The College also hired a lobbyist for the first time ever in 2025.
While confronting challenges in Washington, Hicks also dealt with on campus tensions. In the first years of his presidency, social unrest on campus was prominent with student protests calling for a ceasefire in Gaza and Palestinian liberation, alongside demands for the school to divest from Oracle, which provides software services to the Israeli government and military. Davidson uses Oracle for payroll and other HR activities. President Hicks’ and the rest of the administration’s primary response to students around this time came largely in the form of emails.
“There could have been more done because they’re physically pretty protected, especially around like the— I remember sophomore and junior year, there were a lot of students, like protesting ICE or free Palestine protests,” Drohan Lord ‘26 said. “I didn’t recognize, I didn’t really see a lot of support from, I didn’t see anything explicitly said by Doug.”
Recently, Hicks has been confronted by an environment where international students fear random deportations and Latinx students are scared to leave their dorms. Border patrol came to Charlotte during the fall semester and at least two international students could not get their visas on time to begin the school year.
In his 2022 inaugural address, Hicks outlined an educational ethos grounded in hope. When asked how that guides his actions in 2026, when many students feel far from such hope, Hicks said he leans on hope as an action.
“Hope is seeing the world exactly as it is and then envisioning a future that’s better and working for it,” Hicks said. “So it’s wholly consistent to name the warts, the challenges, the anxiety, the worries, the fear and to be hopeful about a better future.”
When describing the work being done on campus however, Hicks shifted the discussion from fear of ICE and the challenges international students face to concerns around mutual respect and free expression among conservative students and students of color.
“I will not be satisfied until there’s a high level of comfort or a level of practice of sharing your perspectives among all groups,” Hicks said.
Hicks’ work on inclusion dates back to his time as a student. He was part of an SGA “Solidarity Committee” with the stated goal of making “everyone comfortable at Davidson.” In a Davidsonian article about the committee published in January 1990, Hicks is quoted as saying “The demonstration of racism is subtle. It’s so subtle that a lot of students in the majority don’t recognize it.”
Today, Hicks said the College has moved “very very far” pointing to the Oak Row museum, the establishment of a trustee committee on education and reconciliation and the installment of Reverend Daniel Heath as the director of community descendant outreach.
“We’ve tried to address systemically questions of racial bias or inequality or even racism,” Hicks said. “I think systemically we’ve done quite a good job and we are imperfect. Every human being is imperfect, and every institution is imperfect.”

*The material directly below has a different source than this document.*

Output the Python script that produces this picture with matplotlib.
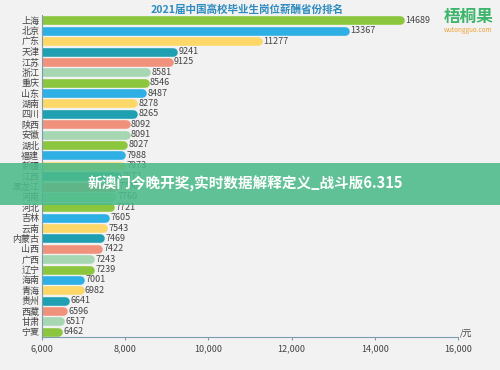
import matplotlib
matplotlib.use("Agg")
import matplotlib.pyplot as plt
from matplotlib.patches import Rectangle

plt.rcParams['font.family'] = ['Noto Sans CJK SC', 'DejaVu Sans']

provinces = ["上海", "北京", "广东", "天津", "江苏", "浙江", "重庆", "山东", "湖南", "四川",
             "陕西", "安徽", "湖北", "福建", "新疆", "江西", "黑龙江", "河南", "河北", "吉林",
             "云南", "内蒙古", "山西", "广西", "辽宁", "海南", "青海", "贵州", "西藏", "甘肃", "宁夏"]
salaries = [14689, 13367, 11277, 9241, 9125, 8581, 8546, 8487, 8278, 8265,
            8092, 8091, 8027, 7988, 7973, 7872, 7790, 7760, 7721, 7605,
            7543, 7469, 7422, 7243, 7239, 7001, 6982, 6641, 6596, 6517, 6462]
palette = ["#8cc63e", "#2fb0e4", "#fdd868", "#1e9fb2", "#f0927b", "#a6d6b2"]
x_ticks = [6000, 8000, 10000, 12000, 14000, 16000]

bg = "#f2f2f2"
fig = plt.figure(figsize=(5, 3.7), dpi=100, facecolor=bg)
ax = fig.add_axes([0.084, 0.089, 0.832, 0.870], facecolor=bg)

ypos = list(range(len(provinces)))
colors = [palette[i % len(palette)] for i in ypos]
ax.hlines(ypos, 6000, [v - 80 for v in salaries], colors=colors, linewidth=6.2,
          capstyle='round')
for y, v in zip(ypos, salaries):
    ax.text(v + 50, y, str(v), va='center', ha='left', fontsize=6.5, color='#444444')

ax.set_xlim(6000, 16000)
ax.set_ylim(len(provinces) - 0.5, -0.5)
ax.set_yticks(ypos)
ax.set_yticklabels(provinces, fontsize=6.5, color='#444444')
ax.set_xticks(x_ticks)
ax.set_xticklabels([f"{t:,}" for t in x_ticks], fontsize=6.5, color='#444444')
ax.tick_params(axis='y', length=0, pad=2)
ax.tick_params(axis='x', length=2, color='#7a9cb0', pad=3)
for s in ['top', 'right']:
    ax.spines[s].set_visible(False)
ax.spines['left'].set_color('#7a9cb0')
ax.spines['bottom'].set_color('#7a9cb0')
ax.spines['left'].set_linewidth(0.8)
ax.spines['bottom'].set_linewidth(0.8)
ax.text(1.005, 0.0, "/元", transform=ax.transAxes, fontsize=6.5, color='#444444',
        va='bottom', ha='left')

fig.text(0.494, 0.973, "2021届中国高校毕业生岗位薪酬省份排名", ha='center', va='center',
         fontsize=7.6, fontweight='bold', color='#2e8bc0')
fig.text(0.937, 0.955, "梧桐果", ha='center', va='center', fontsize=12,
         fontweight='bold', color='#3db56a')
fig.text(0.937, 0.918, "wutongguo.com", ha='center', va='center', fontsize=4.5,
         color='#f0a030')

# banner overlay
fig.patches.append(Rectangle((0, 0.446), 1, 0.1135, transform=fig.transFigure,
                             facecolor='#4cbb8a', alpha=0.88, edgecolor='none', zorder=5))
fig.text(0.176, 0.503, "新澳门今晚开奖,实时数据解释定义_战斗版6.315", ha='left', va='center',
         fontsize=10.5, fontweight='bold', color='white', zorder=6)

fig.savefig("out.png", dpi=100, facecolor=bg)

Quillen has high praise for Hicks’ first years.
“He’s a really thoughtful scholar,” Quillen said. “He loves Davidson, and I think he’s doing an amazing job at leading it at a challenging time.”
Looking to the next four, Hicks said he is excited to see the library open and to watch athletics teams succeed. He is thinking about ways to continue to build trust among the public, expanding the IPG and of course, AI.
“I love my work,” Hicks said. “I feel like I’m the right person at the right time.”